According to the FSCA, the question is not whether compliance with the requirements creates hardship, but rather what reasonable grounds exist in relation to that hardship to support an application for exemption – in other words, whether the hardship experienced by the applicant is excessive in relation to other FSPs that are in a similar position, having cognisance of the purpose of the requirements and the objects of the Act. In the absence of such information, the mere claiming that compliance with the requirement creates hardship does not constitute reasonable grounds as contemplated in section 44(4) of the FAIS Act.

The authority rejected the FSP’s “implied contention” that no transitional period was provided to enable compliance with amended financial soundness requirements and that the subordinated loan could not be wiped out as of 1 April 2018. The FSCA said “it is widely recognised and accepted that regulation has and always will have a negative financial impact on and/or may create other burdens for regulated persons.
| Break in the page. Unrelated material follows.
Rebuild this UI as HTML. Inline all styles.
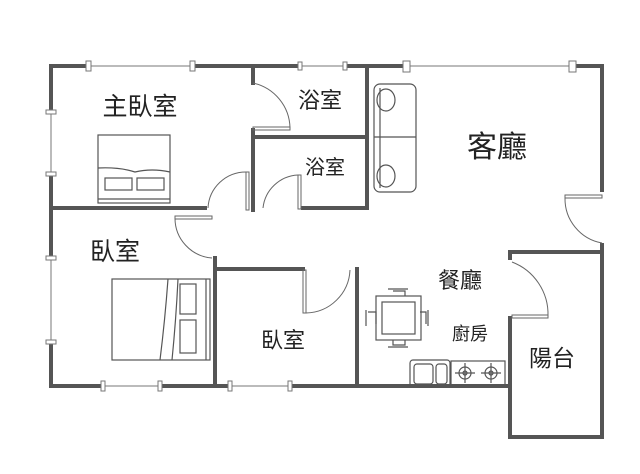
<!DOCTYPE html>
<html><head><meta charset="utf-8"><style>
body{margin:0;background:#fff;width:640px;height:474px;overflow:hidden}
svg{display:block}
text{font-family:"Liberation Sans","Noto Sans CJK TC",sans-serif;fill:#222}
</style></head><body>
<svg width="640" height="474" viewBox="0 0 640 474" xmlns="http://www.w3.org/2000/svg">
<g stroke="#555" stroke-width="4" fill="none" stroke-linecap="square">
<path d="M51 112 V66 H88 M193 66 H300 M345 66 H405 M573 66 H602 V190"/>
<path d="M51 174 V258 M51 342 V386 H103 M160 386 H230 M290 386 H510"/>
<path d="M602 245 V437 H510 V318 M510 258 V252 H602"/>
<path d="M51 208 H205"/>
<path d="M253 66 V83 M253 130 V210"/>
<path d="M253 137 H365"/>
<path d="M367 66 V208"/>
<path d="M303 208 H367"/>
<path d="M215 258 V386"/>
<path d="M215 269 H303"/>
<path d="M357 269 V386"/>
</g>
<g stroke="#777" stroke-width="1" fill="#fff">
<path d="M88 66 H193 M300 66 H345 M405 66 H573 M51 112 V174 M51 258 V342 M103 386 H160 M230 386 H290"/>
<rect x="86" y="61" width="5" height="10"/><rect x="190" y="61" width="5" height="10"/>
<rect x="298" y="62" width="4" height="8"/><rect x="343" y="62" width="4" height="8"/>
<rect x="403" y="61" width="7" height="11"/><rect x="569" y="61" width="7" height="11"/>
<rect x="46" y="110" width="10" height="4"/><rect x="46" y="172" width="10" height="4"/>
<rect x="46" y="256" width="10" height="4"/><rect x="46" y="340" width="10" height="4"/>
<rect x="101" y="381" width="4" height="10"/><rect x="158" y="381" width="4" height="10"/>
<rect x="228" y="381" width="4" height="10"/><rect x="288" y="381" width="4" height="10"/>
</g>
<g stroke="#666" stroke-width="1" fill="none">
<path d="M253 83 A47 47 0 0 1 290 128"/><rect x="253" y="127" width="37" height="3"/>
<path d="M208 208 A38 38 0 0 1 246 172"/><rect x="246" y="172" width="3" height="38"/>
<path d="M263 208 A37 37 0 0 1 298 175"/><rect x="298" y="175" width="3" height="34"/>
<path d="M175 218 A40 40 0 0 0 212 258"/><rect x="175" y="216" width="37" height="3"/>
<path d="M565 198 A45 45 0 0 0 602 243"/><rect x="565" y="195" width="37" height="3"/>
<path d="M350 270 A45 45 0 0 1 306 313"/><rect x="303" y="270" width="3" height="43"/>
<path d="M512 262 A56 56 0 0 1 548 316"/><rect x="512" y="315" width="36" height="3"/>
</g>
<g stroke="#555" stroke-width="1.2" fill="none">
<rect x="98" y="135" width="72" height="68"/>
<path d="M98 168 Q120 167 135 172 Q152 168 170 172 M98 199 H170"/>
<rect x="105" y="178" width="27" height="12"/><rect x="137" y="178" width="27" height="12"/>
<rect x="112" y="279" width="98" height="81"/>
<path d="M168 279 Q165 320 160 360 M178 279 Q176 320 172 360 M206 279 V360"/>
<rect x="180" y="284" width="16" height="30"/><rect x="180" y="320" width="16" height="33"/>
<rect x="374" y="84" width="42" height="108" rx="6"/>
<path d="M380 88 V188 M374 137 H416"/>
<ellipse cx="386" cy="100" rx="9" ry="11"/><ellipse cx="386" cy="176" rx="9" ry="11"/>
<rect x="376" y="296" width="45" height="44"/><rect x="382" y="302" width="33" height="32"/>
<path d="M388 289 H408 M393 291 H405 V296 M388 347 H408 M393 340 V345 H405 V340 M366 310 V326 M368 312 H376 V324 M428 310 V326 M420 312 H426 V324"/>
<rect x="410" y="360" width="40" height="27" rx="3"/><rect x="414" y="364" width="19" height="20" rx="3"/><rect x="436" y="364" width="11" height="20" rx="3"/>
<rect x="451" y="361" width="54" height="25"/>
<circle cx="465" cy="373" r="6"/><circle cx="465" cy="373" r="2"/><circle cx="491" cy="373" r="6"/><circle cx="491" cy="373" r="2"/>
<path d="M455 373 H475 M465 363 V383 M481 373 H501 M491 363 V383"/>
</g>
<text x="140" y="115" font-size="25" text-anchor="middle">主臥室</text>
<text x="320" y="108" font-size="22" text-anchor="middle">浴室</text>
<text x="325" y="174" font-size="20" text-anchor="middle">浴室</text>
<text x="497" y="157" font-size="30" text-anchor="middle">客廳</text>
<text x="115" y="260" font-size="25" text-anchor="middle">臥室</text>
<text x="460" y="288" font-size="22" text-anchor="middle">餐廳</text>
<text x="470" y="340" font-size="18" text-anchor="middle">廚房</text>
<text x="283" y="348" font-size="22" text-anchor="middle">臥室</text>
<text x="552" y="366" font-size="23" text-anchor="middle">陽台</text>
</svg>
</body></html>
This was within the contemplation of the legislature when it decided to impose the amended financial soundness requirements.”

The authority also rejected the applicant’s submission that it had said the subordinated loan could cause the FSP’s clients financial hardship or prejudice their interests.

Importantly, the FSCA did not withdraw or suspend the FSP’s licence.

‘Only became aware of the change in 2019’

The FSP’s owner took his case to the tribunal in December 2020. In a subsequent filing with the tribunal, he stated that the loan stood at R90 696 in January 2021, and he wanted an extension to expunge the balance by the end of July or August 2021.

The applicant told the tribunal:

  • His compliance officer sent him an email about the amendments to the financial soundness provisions, but this had not come to his attention in March 2018. He said he only became aware of the amendments in 2019 and immediately thereafter applied for exemption.
  • The FSP’s clients will suffer hardship if the exemption was not granted. If its licence is suspended, long-standing clients will have to find new FSPs, and they will be prejudiced.
  • He will suffer hardship if the FSP was closed down, as the business had been his main income stream for 25 years.
  • The FSP has enough financial resources to clear the loan account immediately.

Not adequately addressed in the exemption application

In rejecting the application, the tribunal agreed with the following points raised by the FSCA:

  • The FSP had not, in its exemption application, adequately addressed the aspects of “prejudice to the interests of client”, nor had it shown that meeting the financial requirements “will cause financial or other hardship”.
  • Although the FSP had tried to address these factors in its application for reconsideration and at the hearing, the FSCA could only consider the submissions that were before it at the date of the exemption application. This had not been the case.

By the date of the hearing in September this year, the loan account was at R19 596.

The tribunal said that even if the loan was not immediately repaid, as the applicant had promised, it would be expunged within two months from the date of hearing in terms of the proposed repayments of R11 500 a month.

It therefore agreed with the FSCA that remitting the application would have no practical effect – it would be of “academic interest” only.